Whether it’s artificial intelligence or dating in America, the God particle or the “death” of the zombie, Binghamton University’s third annual TEDx is bringing an expert to cover it — this year seeking to delve into everything from great scientific breakthroughs to fascinating breakdowns of our day-to-day lives.
Eight speakers will present at this year’s “Sex, Tech & Rock ‘n’ Roll” TEDx event, which will take place at 1 p.m. on Feb. 24 in the Osterhout Concert Theater. The event is part of TED — Technology, Entertainment, Design — a nonprofit organization that licenses to groups interested in holding TEDx events in their communities.
TED talks are typically 20 minutes long and feature topics related to science, technology or culture.
Among this year’s headliners is David Ferrucci, award-winning IBM researcher, who will discuss his role in creating the Watson artificial intelligence, and how it revolutionized the field of AI.
With the recent discovery of the Higgs boson, Kyle Cranmer, an New York University professor and physicist, will dissect the significance of the God particle and his work on the Large Hadron Collider.
And professor John Boyer from Virginia Tech will argue that people need to look back to the Homo habilis, an ancestor to the Homo sapiens, to adapt in a changing world.
Michelle Thaller, assistant director of science for communications at NASA’s Goddard Spaceflight Center, will present on dark matter, explaining just what it is and what we still don’t know.
TEDxBinghamton will also highlight several unorthodox topics related to media and culture.
Alexander Macris, general manager of “The Escapist” online magazine, will examine the “dumbing down” of media and all forms of art.
Professor Daniel Drezner from Tufts University will argue against the use of zombies as a metaphor, claiming the sub-genre has reached its limit.

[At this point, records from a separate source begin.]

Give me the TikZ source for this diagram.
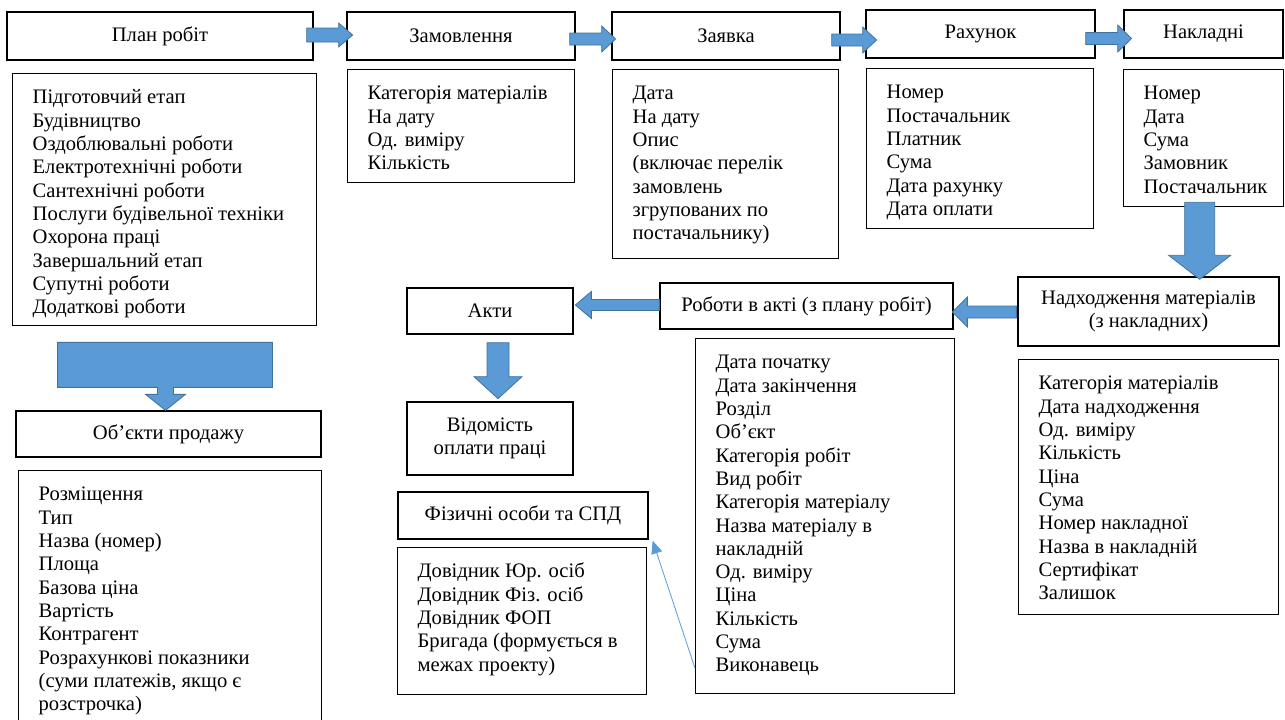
\documentclass[tikz,border=0pt]{standalone}
\usepackage{fontspec}
\setmainfont{Liberation Serif}
\usetikzlibrary{arrows.meta}
\definecolor{arrowblue}{HTML}{5B9BD5}
\definecolor{arrowedge}{HTML}{41719C}
\newcommand{\fieldlist}[3]{\parbox[t][#2][t]{#1}{\raggedright\strut #3}}
% tail, angle, length, shaft width, head width, head length
\newcommand{\blockarrow}[6]{\draw[fatarrow,shift={#1},rotate=#2] (0,{#4/2}) -- ({#3-#6},{#4/2}) -- ({#3-#6},{#5/2}) -- (#3,0)
    -- ({#3-#6},{-#5/2}) -- ({#3-#6},{-#4/2}) -- (0,{-#4/2}) -- cycle;}

\begin{document}
\begin{tikzpicture}[x=1pt,y=-1pt,font=\fontsize{20.6}{23.3}\selectfont,
    headbox/.style={draw,line width=1.3pt,inner sep=0pt,align=center},
    fieldbox/.style={draw,line width=1.3pt,anchor=north west,inner xsep=20pt,inner ysep=14pt},
    fatarrow/.style={draw=arrowedge,fill=arrowblue,line width=0.8pt,line join=miter},
    thinlink/.style={arrowblue,line width=0.8pt,-{Triangle[length=13pt,width=11pt]}}]
    \useasboundingbox (0,0) rectangle (1285,720);
    % Top row
    \node[headbox,minimum width=306pt,minimum height=48pt] (plan) at (160,36) {План робіт};
    \node[headbox,minimum width=228pt,minimum height=48pt] (order) at (461,36) {Замовлення};
    \node[headbox,minimum width=228pt,minimum height=48pt] (request) at (726,36) {Заявка};
    \node[headbox,minimum width=229pt,minimum height=48pt] (invoice) at (980.5,34) {Рахунок};
    \node[headbox,minimum width=159pt,minimum height=48pt] (waybill) at (1203.5,34) {Накладні};
    \node[fieldbox] (planlist) at (12,73) {\fieldlist{264pt}{224pt}{Підготовчий етап\\Будівництво\\Оздоблювальні роботи\\Електротехнічні роботи\\Сантехнічні роботи\\Послуги будівельної техніки\\Охорона праці\\Завершальний етап\\Супутні роботи\\Додаткові роботи}};
    \node[fieldbox] (orderlist) at (347,69) {\fieldlist{187pt}{85pt}{Категорія матеріалів\\На дату\\Од. виміру\\Кількість}};
    \node[fieldbox] (requestlist) at (612,69) {\fieldlist{186pt}{161pt}{Дата\\На дату\\Опис\\(включає перелік\\замовлень\\згрупованих по\\постачальнику)}};
    \node[fieldbox] (invoicelist) at (866,68) {\fieldlist{187pt}{132pt}{Номер\\Постачальник\\Платник\\Сума\\Дата рахунку\\Дата оплати}};
    \node[fieldbox] (waybilllist) at (1123,69) {\fieldlist{120pt}{109pt}{Номер\\Дата\\Сума\\Замовник\\Постачальник}};
    % Receipts and acts
    \node[headbox,minimum width=261pt,minimum height=69pt] (receipt) at (1148.5,311.5) {Надходження матеріалів\\(з накладних)};
    \node[fieldbox] (receiptlist) at (1018,359) {\fieldlist{220pt}{227pt}{Категорія матеріалів\\Дата надходження\\Од. виміру\\Кількість\\Ціна\\Сума\\Номер накладної\\Назва в накладній\\Сертифікат\\Залишок}};
    \node[headbox,minimum width=293pt,minimum height=46pt] (works) at (806.5,306) {Роботи в акті (з плану робіт)};
    \node[fieldbox] (workslist) at (695,338) {\fieldlist{219pt}{327pt}{Дата початку\\Дата закінчення\\Розділ\\Об’єкт\\Категорія робіт\\Вид робіт\\Категорія матеріалу\\Назва матеріалу в\\накладній\\Од. виміру\\Ціна\\Кількість\\Сума\\Виконавець}};
    \node[headbox,minimum width=166pt,minimum height=46pt] (acts) at (490,311) {Акти};
    \node[headbox,minimum width=166pt,minimum height=73pt] (payroll) at (490,438.5) {Відомість\\оплати праці};
    \node[headbox,minimum width=250pt,minimum height=47pt] (persons) at (523,515.5) {Фізичні особи та СПД};
    \node[fieldbox] (personslist) at (397,547) {\fieldlist{209pt}{119pt}{Довідник Юр. осіб\\Довідник Фіз. осіб\\Довідник ФОП\\Бригада (формується в\\межах проекту)}};
    % Sale objects
    \node[headbox,minimum width=305pt,minimum height=46pt] (objects) at (168.5,434) {Об’єкти продажу};
    \node[fieldbox] (objectslist) at (18,470) {\fieldlist{263pt}{242pt}{Розміщення\\Тип\\Назва (номер)\\Площа\\Базова ціна\\Вартість\\Контрагент\\Розрахункові показники\\(суми платежів, якщо є\\розстрочка)}};
    % Arrows
    \blockarrow{([xshift=-7pt,yshift=1pt]plan.east)}{0}{46}{14}{24}{14}
    \blockarrow{([xshift=-6pt,yshift=-3pt]order.east)}{0}{46}{12}{26}{14}
    \blockarrow{([xshift=-9pt,yshift=-4pt]request.east)}{0}{45}{12}{26}{14}
    \blockarrow{([xshift=-10pt,yshift=-4.5pt]invoice.east)}{0}{46}{12}{27}{14}
    \blockarrow{([xshift=-4pt,yshift=5pt]waybilllist.south)}{-90}{77}{30}{62}{24}
    \blockarrow{([xshift=-1pt,yshift=-0.5pt]receipt.west)}{180}{64}{12}{30}{15}
    \blockarrow{([yshift=1pt]works.west)}{180}{84}{11}{27}{16}
    \blockarrow{([xshift=8pt,yshift=-8pt]acts.south)}{-90}{56}{22}{48}{22}
    \draw[fatarrow] ([xshift=-3pt]objects.north) -- ++(-20,-16) -- ++(12,0) -- ++(0,-7) -- ++(-100,0) -- ++(0,-45)
        -- ++(215,0) -- ++(0,45) -- ++(-99,0) -- ++(0,7) -- ++(12,0) -- cycle;
    \draw[thinlink] ([yshift=26pt]workslist.south west) -- ([xshift=4pt,yshift=-1pt]persons.south east);
\end{tikzpicture}
\end{document}
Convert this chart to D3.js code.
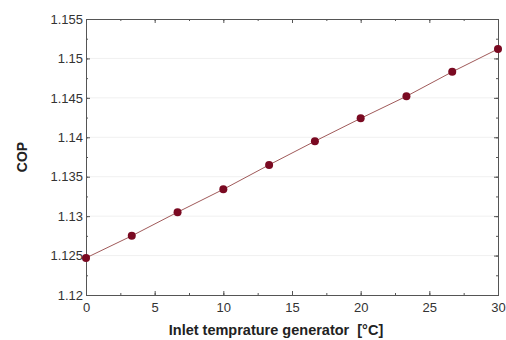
<!DOCTYPE html>
<html>
<head>
<meta charset="utf-8">
<script src="https://d3js.org/d3.v7.min.js"></script>
<style>
body { margin: 0; background: #fff; }
text { font-family: "Liberation Sans", Arial, sans-serif; }
</style>
</head>
<body>
<div id="chart"></div>
<script>
// data
var temps = [0, 3.333, 6.667, 10, 13.333, 16.667, 20, 23.333, 26.667, 30];
var cop = [1.1247, 1.1275, 1.1305, 1.1334, 1.1365, 1.1395, 1.1424, 1.1452, 1.1483, 1.1512];
var xTicks = [0, 5, 10, 15, 20, 25, 30];
var yTicks = [1.12, 1.125, 1.13, 1.135, 1.14, 1.145, 1.15, 1.155];

var W = 506, H = 340;
var m = {top: 19, right: 8, bottom: 45, left: 86};

var svg = d3.select("#chart").append("svg")
	.attr("width", W)
	.attr("height", H);

var x = d3.scaleLinear().domain([0, 30]).range([m.left, W - m.right]);
var y = d3.scaleLinear().domain([1.12, 1.155]).range([H - m.bottom, m.top]);

//faint grid
svg.append("g").selectAll("line")
	.data(yTicks.slice(1, -1))
	.join("line")
	.attr("x1", m.left).attr("x2", W - m.right)
	.attr("y1", d => y(d)).attr("y2", d => y(d))
	.attr("stroke", "#f0f0f0");

//minor tick values
var xMinor = d3.range(0, 30.01, 2.5);
var yMinor = d3.range(0, 15).map(i => 1.12 + i * 0.0025);

//axes with inward ticks
svg.append("g")
	.attr("transform", "translate(0," + (H - m.bottom) + ")")
	.call(d3.axisBottom(x).tickValues(xTicks).tickSize(-4).tickPadding(8).tickFormat(d3.format("d")));
svg.append("g")
	.attr("transform", "translate(" + m.left + ",0)")
	.call(d3.axisLeft(y).tickValues(yTicks).tickSize(-4).tickPadding(3).tickFormat(d => +d.toFixed(3)));
svg.append("g")
	.attr("transform", "translate(0," + m.top + ")")
	.call(d3.axisTop(x).tickValues(xTicks).tickSize(-4).tickFormat(""));
svg.append("g")
	.attr("transform", "translate(" + (W - m.right) + ",0)")
	.call(d3.axisRight(y).tickValues(yTicks).tickSize(-4).tickFormat(""));

//minor ticks
svg.append("g").attr("transform", "translate(0," + (H - m.bottom) + ")")
	.call(d3.axisBottom(x).tickValues(xMinor).tickSize(-2).tickFormat(""));
svg.append("g").attr("transform", "translate(0," + m.top + ")")
	.call(d3.axisTop(x).tickValues(xMinor).tickSize(-2).tickFormat(""));
svg.append("g").attr("transform", "translate(" + m.left + ",0)")
	.call(d3.axisLeft(y).tickValues(yMinor).tickSize(-2).tickFormat(""));
svg.append("g").attr("transform", "translate(" + (W - m.right) + ",0)")
	.call(d3.axisRight(y).tickValues(yMinor).tickSize(-2).tickFormat(""));

svg.selectAll(".domain, .tick line").attr("stroke", "#555");
svg.selectAll(".tick text")
	.attr("font-size", 13)
	.attr("fill", "#333")
	.attr("font-family", "'Liberation Sans', Arial, sans-serif");

//line
svg.append("path")
	.datum(temps.map((t, i) => [t, cop[i]]))
	.attr("fill", "none")
	.attr("stroke", "#a05a5a")
	.attr("stroke-width", 1)
	.attr("d", d3.line().x(d => x(d[0])).y(d => y(d[1])));

//markers
svg.append("g").selectAll("circle")
	.data(temps)
	.join("circle")
	.attr("cx", d => x(d))
	.attr("cy", (d, i) => y(cop[i]))
	.attr("r", 4)
	.attr("fill", "#7a0a22");

//axis labels
svg.append("text")
	.attr("x", (m.left + W - m.right) / 2 - 16)
	.attr("y", 335)
	.attr("text-anchor", "middle")
	.attr("font-size", 14.5)
	.attr("font-weight", "bold")
	.attr("fill", "#222")
	.style("white-space", "pre")
	.text("Inlet temprature generator  [°C]");

svg.append("text")
	.attr("transform", "translate(27," + ((m.top + H - m.bottom) / 2) + ") rotate(-90)")
	.attr("text-anchor", "middle")
	.attr("font-size", 14)
	.attr("font-weight", "bold")
	.attr("fill", "#222")
	.text("COP");
</script>
</body>
</html>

Tackling the issues of dating in America, Justin Garcia, research fellow at The Kinsey Institute and Binghamton University alumnus, will discuss the evolution of relationships.
Joshua Harker, famous American artist, will use his art to demonstrate what he considers the “third Industrial Revolution” and its effects on society.
Leonard Simmons, executive director of TEDxBinghamton and a senior double-majoring in philosophy, politics and law and political science, acquired the license from TED for Binghamton TEDx two years ago.
Simmons said the talks bring intellectual topics into a refreshing and exciting setting.
“TEDx offers students a chance to see true leaders in their fields, in a way that is much different from your usual academic lecture,” Simmons said in an email. “These speakers bring their best to these short talks, and offer inspiring stories about what made them engage in their professions in the first place.”
Jonathan Prosperi, senior director of TEDxBinghamton and a senior double-majoring in philosophy and philosophy, politics and law, considers the event to be in the same vein as formal education.
“What we are trying to do in miniature [is] what many universities hope to do on a macro scale: get together compelling educators with an audience of interested individuals, for the mutual benefit of learning something from one another,” Prosperi wrote in an email.
Prosperi said he is particularly excited to hear Thaller’s presentation on dark energy.
“Michelle has also been a personal source of inspiration for me,” Prosperi said. “As a kid, and even into my adulthood, I have been fascinated with the furthest outer reaches of space and what is at the very end-of-the-end, so to speak.”
The event is sponsored by multiple organizations and offices on campus, including the Office of the President, the Harpur College Dean’s Office, the Student Association Programming Board and the Philosophy of Science Club. The event’s budget is around $25,000, according to Simmons.
Vincent Asaro, a senior majoring in integrative neuroscience, said he was excited to see both Macris and Ferrucci at the event.
“As someone who really enjoys video games, I’m very interested to hear Alex’s opinion on the gaming industry,” Asaro said. “As for Ferrucci, I really would like to hear a bit about the history of one of the researchers who worked on the Watson project. Artificial intelligence is something that was only still an idea when I was growing up, and now they have managed to make it a reality.”
Tickets can be purchased in advance in the Tillman Lobby from noon to 4 p.m. on Feb. 12, 13, 19 and 20, online or at the door.